Mobile was at the forefront of optimisation in 2015, shooting mobile touch points higher up the agenda. Are these going to make or break a brand’s performance online when it comes to the customer journey? Probably not. Top priorities for SEO success this year were consistency of messaging, optimising for clicks, and owning as much search real estate as possible.
Brands have, on the whole, been taking great strides this year in optimising search to drive visibility and sales. There are still some who are failing to make the most of the function, and as SEO continues to capture the largest share of online spend, there will be key lessons to bear in mind for brand SEO in 2016.
Social cards are one of the easiest and most effective ways to ensure consistency in aligning brand messaging from a website to its corresponding social channels. Failure to do so will result in randomly selected text and images when a campaign is auto-posted on Facebook or Twitter. It looks horrible, lacks both the call to action (CTA), and the significant investment made in creative branding is wasted.
Page title and meta descriptions for mobile
More and more traffic came from mobile in 2015, and this had to be factored into the way SEOs presented page titles and meta descriptions back to the search engine results pages (SERPs). Long gone is the 64 character title and 164 character description.
Google went with pixel length and the industry followed. Some great tools have been created to help visualise what the SERPs will probably look like across different devices. Serpsup, for example, shows how your work will look across all three device types. Writing CTAs in to the first 125 characters is now vital, and getting primary keywords into the page title still tops the pile for optimisation success.
Optimising for CTR using paid search data
The paid search team that works on the same accounts as an SEO has access to a wealth of data which can be used to power top performing ad copy, CTAs and eye-catching titles. The data can also be used to test new content and titles far quicker allowing for second–to-none A/B testing.
Despite the potential benefit, there are still many companies that aren’t using this approach.

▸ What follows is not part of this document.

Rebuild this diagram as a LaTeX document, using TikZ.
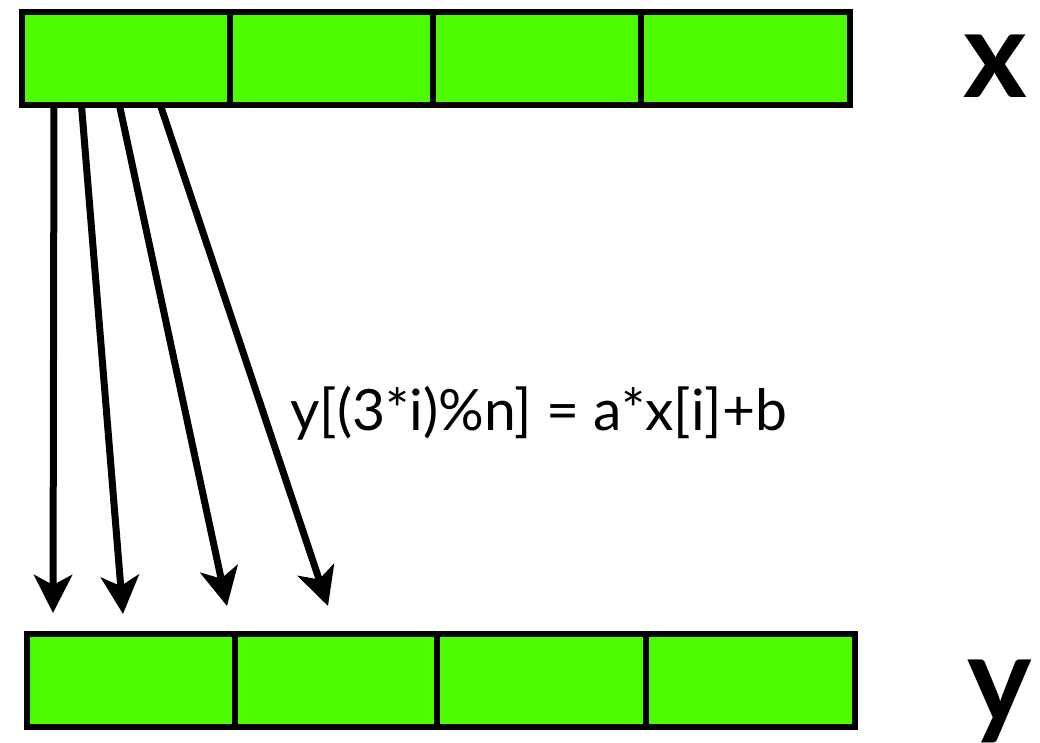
\documentclass[tikz,border=0pt]{standalone}
\usepackage{fontspec}
\setmainfont{Lato}
\usetikzlibrary{arrows.meta}
\definecolor{cellgreen}{RGB}{78,252,0}
\tikzset{
  cell/.style={draw=black, line width=6pt, fill=cellgreen, inner sep=0pt, outer sep=0pt},
  conn/.style={line width=7pt, -{Stealth[length=38pt,width=38pt,inset=10pt]}},
}
\begin{document}
\begin{tikzpicture}[x=1pt,y=-1pt]
\useasboundingbox (0,0) rectangle (1040,743);
% top array x
\node[cell, minimum width=208.5pt, minimum height=93.5pt, anchor=north west] (x1) at (21.5,12) {};
\node[cell, minimum width=203pt, minimum height=93.5pt, anchor=north west] (x2) at (230,12) {};
\node[cell, minimum width=208pt, minimum height=93.5pt, anchor=north west] (x3) at (433,12) {};
\node[cell, minimum width=208.5pt, minimum height=93.5pt, anchor=north west] (x4) at (641,12) {};
% bottom array y
\node[cell, minimum width=208pt, minimum height=92.5pt, anchor=north west] (y1) at (27,634) {};
\node[cell, minimum width=202pt, minimum height=92.5pt, anchor=north west] (y2) at (235,634) {};
\node[cell, minimum width=209pt, minimum height=92.5pt, anchor=north west] (y3) at (437,634) {};
\node[cell, minimum width=208.5pt, minimum height=92.5pt, anchor=north west] (y4) at (646,634) {};
% labels
\node[font=\fontsize{122}{122}\selectfont\bfseries, anchor=base, inner sep=0pt] (lx) at (995,98) {x};
\node[font=\fontsize{122}{122}\selectfont\bfseries, anchor=base, inner sep=0pt] (ly) at (1000,722) {y};
\node[font=\fontsize{57}{57}\selectfont, anchor=base west, inner sep=0pt] (eq) at (290,430) {y[(3*i)\%n] = a*x[i]+b};
% connectors
\coordinate (s1) at ([xshift=32.5pt]x1.south west);
\coordinate (s2) at ([xshift=60pt]x1.south west);
\coordinate (s3) at ([xshift=98pt]x1.south west);
\coordinate (s4) at ([xshift=139pt]x1.south west);
\coordinate (t1) at (53,613);
\coordinate (t2) at (123,614);
\coordinate (t3) at (227,606);
\coordinate (t4) at (328,606);
\draw[conn] (s1) -- (t1);
\draw[conn] (s2) -- (t2);
\draw[conn] (s3) -- (t3);
\draw[conn] (s4) -- (t4);
\end{tikzpicture}
\end{document}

The two specialisms of SEO and paid search certainly feel a lot closer than ever, but there is still a lack of collaboration. The business that truly cracks that nut will open up a whole new world of revenue generation. Paid search is certainly becoming more important for driving consumers further down the conversion funnel.
Creating and optimising great content
The topic of what makes great content is likely to rage on for several more years as SEO inevitably comes into the marketer’s toolkit, spanning traditional media channels, PR, online, social, apps, and bricks and mortar stores. The brands that will be successful in this arena will seamlessly work across all these channels. Burberry is a stand out performer in this field globally, and a little closer to home, Watchfinder has blended their digital footprint and online data into their stores.
Schema mark up
Brand teams and SEOs have been increasingly optimising for longer tail brand terms to own more of the search space, going beyond relying on the 10 little blue links to use additional universal search features. Schema mark-up for reviews, videos, contact information and store locations allows SEOs to send additional signals to the search engines in return for more data.
The benefit to the consumer is a more comprehensive search experience. And this all adds up to improved CTR and more ownership of the search results page. It has been surprising to see a lack of uptake across the board for this optimisation method, but this is something that should definitely change in 2016 as competition intensifies.
In 2016, the subject that will initially be on all SEOs lips is the much anticipated Penguin algorithmic filter that will provide real-time updates for websites backlinks. The change will enable a fairly large chunk of brand sites to recover further from previous drops in performance.
SEO is constantly changing, and it will need to continue to adapt and grow as it comfortably sits across multiple channels and disciplines where a website or an app are still the primary conversion points.
Ultimately, there is still a lot that brands need to do across the entire purchase cycle, through to post purchase support. Paid search will evolve through product development and with increased real estate during the key purchase moments. SEOs will need to continue casting further afield to grow brand visibility through content, and this content must support both the research and post-sales needs of the consumer. SEO success in 2016 will help enable this, driving increased impressions, boosted brand visibility and supporting the purchase cycle nearer to conversion points.